**PROVIDED RECORDS**
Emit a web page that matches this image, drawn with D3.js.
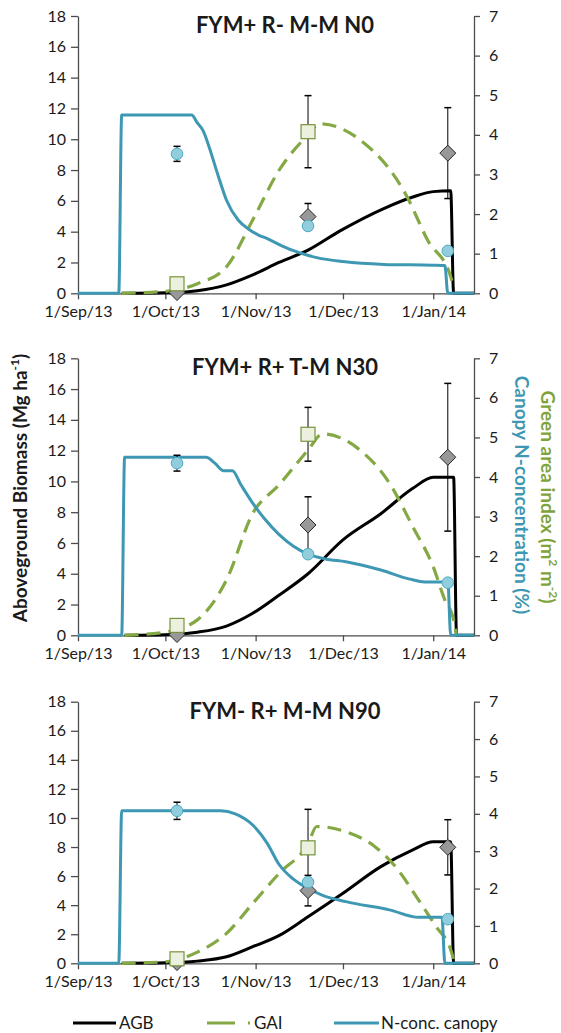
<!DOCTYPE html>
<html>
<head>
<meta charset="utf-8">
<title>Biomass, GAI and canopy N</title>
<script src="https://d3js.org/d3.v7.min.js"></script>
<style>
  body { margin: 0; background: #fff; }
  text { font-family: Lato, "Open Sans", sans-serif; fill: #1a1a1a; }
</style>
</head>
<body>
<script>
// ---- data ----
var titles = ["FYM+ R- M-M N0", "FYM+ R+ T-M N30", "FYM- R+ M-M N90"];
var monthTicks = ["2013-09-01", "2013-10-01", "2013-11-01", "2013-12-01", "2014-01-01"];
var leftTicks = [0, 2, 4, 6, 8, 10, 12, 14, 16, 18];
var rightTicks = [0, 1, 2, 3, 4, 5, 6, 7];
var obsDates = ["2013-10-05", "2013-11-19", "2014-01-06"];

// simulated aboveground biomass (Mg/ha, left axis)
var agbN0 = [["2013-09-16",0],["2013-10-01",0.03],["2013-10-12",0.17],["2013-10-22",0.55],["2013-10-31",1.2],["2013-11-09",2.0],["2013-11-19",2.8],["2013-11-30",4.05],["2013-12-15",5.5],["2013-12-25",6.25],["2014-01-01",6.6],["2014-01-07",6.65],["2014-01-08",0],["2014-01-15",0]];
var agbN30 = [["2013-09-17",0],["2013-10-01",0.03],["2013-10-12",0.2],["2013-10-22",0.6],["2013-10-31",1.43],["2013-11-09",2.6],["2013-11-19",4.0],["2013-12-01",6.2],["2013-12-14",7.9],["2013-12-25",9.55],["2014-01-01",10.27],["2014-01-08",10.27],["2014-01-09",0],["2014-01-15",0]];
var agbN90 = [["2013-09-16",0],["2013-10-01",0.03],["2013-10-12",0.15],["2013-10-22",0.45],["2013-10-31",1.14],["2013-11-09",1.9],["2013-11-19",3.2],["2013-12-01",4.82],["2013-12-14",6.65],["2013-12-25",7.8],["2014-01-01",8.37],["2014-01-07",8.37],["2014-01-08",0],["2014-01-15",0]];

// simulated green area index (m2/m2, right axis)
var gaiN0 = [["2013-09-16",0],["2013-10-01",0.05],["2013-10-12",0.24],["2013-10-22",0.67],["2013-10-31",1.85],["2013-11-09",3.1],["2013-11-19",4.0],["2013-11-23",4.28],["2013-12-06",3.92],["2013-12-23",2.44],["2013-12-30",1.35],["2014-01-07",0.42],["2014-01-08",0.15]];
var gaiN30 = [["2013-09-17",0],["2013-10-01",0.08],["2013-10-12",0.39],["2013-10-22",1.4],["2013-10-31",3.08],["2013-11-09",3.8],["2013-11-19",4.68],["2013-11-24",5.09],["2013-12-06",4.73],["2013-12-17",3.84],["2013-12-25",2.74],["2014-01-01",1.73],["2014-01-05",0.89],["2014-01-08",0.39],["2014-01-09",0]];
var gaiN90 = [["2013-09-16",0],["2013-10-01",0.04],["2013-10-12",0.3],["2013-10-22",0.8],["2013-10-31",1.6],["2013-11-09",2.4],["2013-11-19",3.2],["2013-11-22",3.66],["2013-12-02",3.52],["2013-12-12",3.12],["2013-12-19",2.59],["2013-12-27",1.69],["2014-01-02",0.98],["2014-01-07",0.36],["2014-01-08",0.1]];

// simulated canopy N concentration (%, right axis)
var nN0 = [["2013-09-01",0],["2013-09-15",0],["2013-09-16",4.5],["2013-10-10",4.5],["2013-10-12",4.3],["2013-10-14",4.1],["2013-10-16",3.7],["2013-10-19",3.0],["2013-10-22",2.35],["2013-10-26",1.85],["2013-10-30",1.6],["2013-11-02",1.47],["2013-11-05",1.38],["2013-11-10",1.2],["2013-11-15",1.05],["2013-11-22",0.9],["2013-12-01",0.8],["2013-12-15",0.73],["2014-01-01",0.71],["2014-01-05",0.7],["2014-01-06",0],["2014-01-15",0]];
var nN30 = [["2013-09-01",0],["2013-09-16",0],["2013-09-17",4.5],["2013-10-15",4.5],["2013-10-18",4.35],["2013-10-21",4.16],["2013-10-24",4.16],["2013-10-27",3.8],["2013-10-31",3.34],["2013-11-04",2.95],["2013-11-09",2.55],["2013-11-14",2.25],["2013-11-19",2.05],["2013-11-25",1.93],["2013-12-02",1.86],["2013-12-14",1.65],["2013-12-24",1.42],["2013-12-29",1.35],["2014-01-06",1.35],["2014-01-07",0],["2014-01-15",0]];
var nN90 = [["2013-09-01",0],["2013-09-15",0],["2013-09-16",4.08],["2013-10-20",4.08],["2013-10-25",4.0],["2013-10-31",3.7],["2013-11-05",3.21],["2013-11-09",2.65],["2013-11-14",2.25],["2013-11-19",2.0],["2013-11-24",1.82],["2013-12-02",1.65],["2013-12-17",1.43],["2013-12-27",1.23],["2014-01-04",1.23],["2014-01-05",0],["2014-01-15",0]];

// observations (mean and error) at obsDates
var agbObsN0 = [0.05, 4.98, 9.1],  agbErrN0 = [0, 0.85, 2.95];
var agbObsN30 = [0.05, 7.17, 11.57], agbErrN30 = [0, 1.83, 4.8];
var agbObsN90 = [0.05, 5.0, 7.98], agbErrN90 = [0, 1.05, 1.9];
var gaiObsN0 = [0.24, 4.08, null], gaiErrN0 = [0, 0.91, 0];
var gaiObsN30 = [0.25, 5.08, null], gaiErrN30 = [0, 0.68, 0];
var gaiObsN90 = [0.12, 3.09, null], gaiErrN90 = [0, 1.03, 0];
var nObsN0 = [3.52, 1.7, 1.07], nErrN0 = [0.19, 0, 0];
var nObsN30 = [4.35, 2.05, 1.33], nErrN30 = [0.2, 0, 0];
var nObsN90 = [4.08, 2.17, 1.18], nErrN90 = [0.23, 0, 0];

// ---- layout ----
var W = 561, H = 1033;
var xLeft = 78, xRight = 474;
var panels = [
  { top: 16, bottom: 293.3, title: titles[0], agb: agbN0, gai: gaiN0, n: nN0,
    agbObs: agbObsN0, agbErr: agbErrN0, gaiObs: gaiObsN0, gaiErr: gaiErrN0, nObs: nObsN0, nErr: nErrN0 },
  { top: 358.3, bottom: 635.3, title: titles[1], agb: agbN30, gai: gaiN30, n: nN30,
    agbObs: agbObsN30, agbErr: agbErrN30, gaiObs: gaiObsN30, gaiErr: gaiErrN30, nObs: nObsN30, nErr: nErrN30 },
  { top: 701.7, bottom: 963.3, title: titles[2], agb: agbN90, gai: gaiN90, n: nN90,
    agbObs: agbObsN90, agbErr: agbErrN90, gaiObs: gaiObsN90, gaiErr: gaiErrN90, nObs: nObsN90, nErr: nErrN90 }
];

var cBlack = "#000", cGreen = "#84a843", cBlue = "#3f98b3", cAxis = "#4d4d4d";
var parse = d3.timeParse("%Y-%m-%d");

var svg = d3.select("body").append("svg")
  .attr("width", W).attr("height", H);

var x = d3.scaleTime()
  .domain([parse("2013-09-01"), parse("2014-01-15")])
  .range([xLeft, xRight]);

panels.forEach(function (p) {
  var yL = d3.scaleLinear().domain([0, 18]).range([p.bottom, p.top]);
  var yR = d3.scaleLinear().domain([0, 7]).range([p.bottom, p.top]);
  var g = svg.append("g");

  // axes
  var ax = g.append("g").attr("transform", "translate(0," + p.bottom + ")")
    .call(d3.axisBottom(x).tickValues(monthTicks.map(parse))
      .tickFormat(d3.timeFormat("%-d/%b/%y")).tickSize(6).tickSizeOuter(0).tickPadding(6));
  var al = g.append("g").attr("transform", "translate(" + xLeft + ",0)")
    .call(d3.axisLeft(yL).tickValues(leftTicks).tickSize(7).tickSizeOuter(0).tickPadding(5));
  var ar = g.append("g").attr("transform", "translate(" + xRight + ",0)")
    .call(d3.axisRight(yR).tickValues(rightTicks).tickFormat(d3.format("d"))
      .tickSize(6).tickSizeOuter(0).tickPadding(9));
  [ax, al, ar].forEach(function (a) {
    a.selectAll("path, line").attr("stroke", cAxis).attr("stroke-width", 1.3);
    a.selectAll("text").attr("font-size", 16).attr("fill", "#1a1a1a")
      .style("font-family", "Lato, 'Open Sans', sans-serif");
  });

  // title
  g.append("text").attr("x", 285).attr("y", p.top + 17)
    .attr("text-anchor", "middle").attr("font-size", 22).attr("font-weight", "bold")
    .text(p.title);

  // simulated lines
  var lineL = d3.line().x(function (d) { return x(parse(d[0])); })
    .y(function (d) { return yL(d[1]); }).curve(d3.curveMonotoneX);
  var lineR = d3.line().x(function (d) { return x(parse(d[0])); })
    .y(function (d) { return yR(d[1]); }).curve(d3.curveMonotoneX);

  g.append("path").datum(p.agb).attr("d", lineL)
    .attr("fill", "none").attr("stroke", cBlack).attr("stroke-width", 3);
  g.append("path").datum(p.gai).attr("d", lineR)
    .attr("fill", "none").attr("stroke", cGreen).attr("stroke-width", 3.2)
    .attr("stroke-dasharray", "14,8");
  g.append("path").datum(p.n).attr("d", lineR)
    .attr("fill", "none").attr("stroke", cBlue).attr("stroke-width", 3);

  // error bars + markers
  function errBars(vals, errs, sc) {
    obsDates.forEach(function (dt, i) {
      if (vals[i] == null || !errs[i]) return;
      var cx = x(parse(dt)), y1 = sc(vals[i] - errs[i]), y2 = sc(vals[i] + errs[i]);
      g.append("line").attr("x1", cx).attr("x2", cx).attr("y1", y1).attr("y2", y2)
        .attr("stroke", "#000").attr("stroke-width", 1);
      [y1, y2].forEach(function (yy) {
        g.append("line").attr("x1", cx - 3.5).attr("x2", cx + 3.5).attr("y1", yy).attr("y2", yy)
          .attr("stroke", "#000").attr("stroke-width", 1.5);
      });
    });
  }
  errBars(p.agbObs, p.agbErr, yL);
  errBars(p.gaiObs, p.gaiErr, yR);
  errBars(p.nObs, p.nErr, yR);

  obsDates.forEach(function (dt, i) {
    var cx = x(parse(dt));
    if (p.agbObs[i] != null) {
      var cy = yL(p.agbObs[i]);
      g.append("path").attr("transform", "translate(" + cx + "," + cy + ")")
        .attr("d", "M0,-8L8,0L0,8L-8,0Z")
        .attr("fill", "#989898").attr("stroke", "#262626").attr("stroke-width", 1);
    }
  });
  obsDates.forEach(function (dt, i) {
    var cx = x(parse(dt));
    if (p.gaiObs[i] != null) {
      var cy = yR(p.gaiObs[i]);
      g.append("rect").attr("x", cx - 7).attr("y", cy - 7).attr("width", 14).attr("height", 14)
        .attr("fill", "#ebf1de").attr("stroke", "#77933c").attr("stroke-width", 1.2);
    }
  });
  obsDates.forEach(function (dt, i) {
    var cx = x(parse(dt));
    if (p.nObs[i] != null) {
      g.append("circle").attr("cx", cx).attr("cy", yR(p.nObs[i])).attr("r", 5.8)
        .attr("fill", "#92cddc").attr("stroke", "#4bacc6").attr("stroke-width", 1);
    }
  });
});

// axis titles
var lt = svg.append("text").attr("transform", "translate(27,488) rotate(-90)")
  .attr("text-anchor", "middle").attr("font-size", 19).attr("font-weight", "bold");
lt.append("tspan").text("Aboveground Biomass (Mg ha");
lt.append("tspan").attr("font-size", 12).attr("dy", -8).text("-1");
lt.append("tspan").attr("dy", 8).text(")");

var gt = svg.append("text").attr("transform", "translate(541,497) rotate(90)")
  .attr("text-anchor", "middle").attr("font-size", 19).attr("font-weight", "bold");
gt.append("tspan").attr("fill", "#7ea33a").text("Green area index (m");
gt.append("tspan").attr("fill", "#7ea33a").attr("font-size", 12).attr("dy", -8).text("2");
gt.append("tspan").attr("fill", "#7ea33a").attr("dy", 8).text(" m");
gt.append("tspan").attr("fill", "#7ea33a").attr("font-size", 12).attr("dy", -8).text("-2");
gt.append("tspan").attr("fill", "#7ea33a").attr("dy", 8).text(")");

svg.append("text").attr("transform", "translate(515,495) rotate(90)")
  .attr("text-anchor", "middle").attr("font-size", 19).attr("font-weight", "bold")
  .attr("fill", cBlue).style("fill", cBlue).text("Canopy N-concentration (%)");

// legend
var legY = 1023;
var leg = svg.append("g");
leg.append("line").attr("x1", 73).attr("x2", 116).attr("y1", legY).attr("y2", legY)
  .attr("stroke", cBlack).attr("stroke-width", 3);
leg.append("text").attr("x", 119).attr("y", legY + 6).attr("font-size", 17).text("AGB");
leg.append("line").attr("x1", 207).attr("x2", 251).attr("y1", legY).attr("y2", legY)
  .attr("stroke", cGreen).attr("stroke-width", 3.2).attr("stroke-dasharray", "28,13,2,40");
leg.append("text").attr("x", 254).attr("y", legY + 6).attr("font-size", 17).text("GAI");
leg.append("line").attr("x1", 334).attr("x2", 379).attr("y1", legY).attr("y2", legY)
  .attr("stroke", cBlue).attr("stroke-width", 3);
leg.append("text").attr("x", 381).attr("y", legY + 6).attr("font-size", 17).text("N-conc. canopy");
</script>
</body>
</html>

---

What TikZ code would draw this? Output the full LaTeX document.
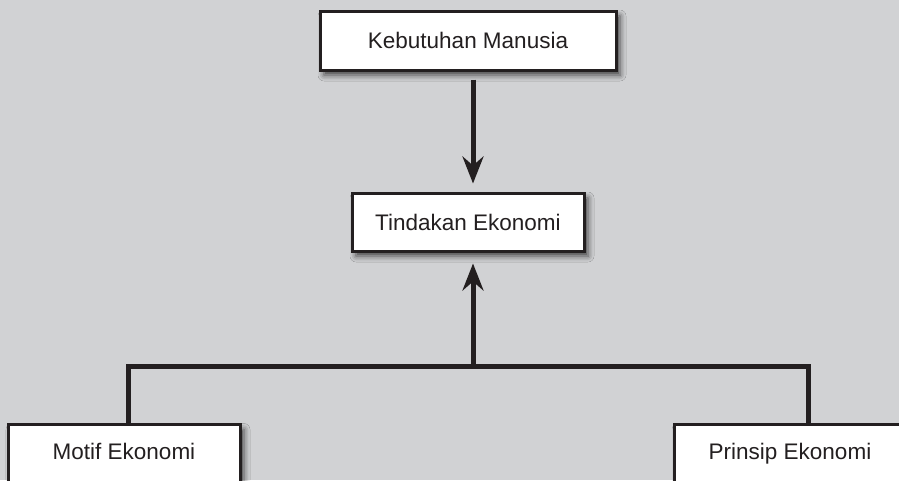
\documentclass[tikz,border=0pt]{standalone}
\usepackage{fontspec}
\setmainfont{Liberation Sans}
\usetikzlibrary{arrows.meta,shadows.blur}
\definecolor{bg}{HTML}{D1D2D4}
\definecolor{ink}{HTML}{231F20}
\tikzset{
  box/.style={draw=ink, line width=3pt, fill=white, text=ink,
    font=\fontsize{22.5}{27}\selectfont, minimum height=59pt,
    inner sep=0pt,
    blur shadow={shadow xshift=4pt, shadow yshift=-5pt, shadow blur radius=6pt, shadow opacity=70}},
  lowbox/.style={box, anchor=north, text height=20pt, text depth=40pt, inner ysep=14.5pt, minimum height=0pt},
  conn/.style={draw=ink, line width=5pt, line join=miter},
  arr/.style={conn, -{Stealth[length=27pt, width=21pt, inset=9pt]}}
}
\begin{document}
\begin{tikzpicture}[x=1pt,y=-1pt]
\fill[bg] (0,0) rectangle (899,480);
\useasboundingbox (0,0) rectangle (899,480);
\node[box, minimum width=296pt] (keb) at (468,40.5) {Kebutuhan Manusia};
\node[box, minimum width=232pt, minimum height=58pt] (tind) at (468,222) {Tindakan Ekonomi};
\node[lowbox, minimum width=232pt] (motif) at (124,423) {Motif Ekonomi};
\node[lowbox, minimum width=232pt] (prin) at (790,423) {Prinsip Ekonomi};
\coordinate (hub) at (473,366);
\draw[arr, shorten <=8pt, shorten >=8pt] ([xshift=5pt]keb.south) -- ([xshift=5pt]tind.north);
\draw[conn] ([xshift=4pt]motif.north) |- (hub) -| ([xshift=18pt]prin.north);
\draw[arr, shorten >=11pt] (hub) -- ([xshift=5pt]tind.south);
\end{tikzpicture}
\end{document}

**EXERCISE INSTRUCTIONS**
Whenever "this" turns up in a line, pick that line out.

**SOLUTION TO THE EXERCISE**
Emit a web page that matches this image, drawn with D3.js.
What TikZ code would draw this? Output the full LaTeX document.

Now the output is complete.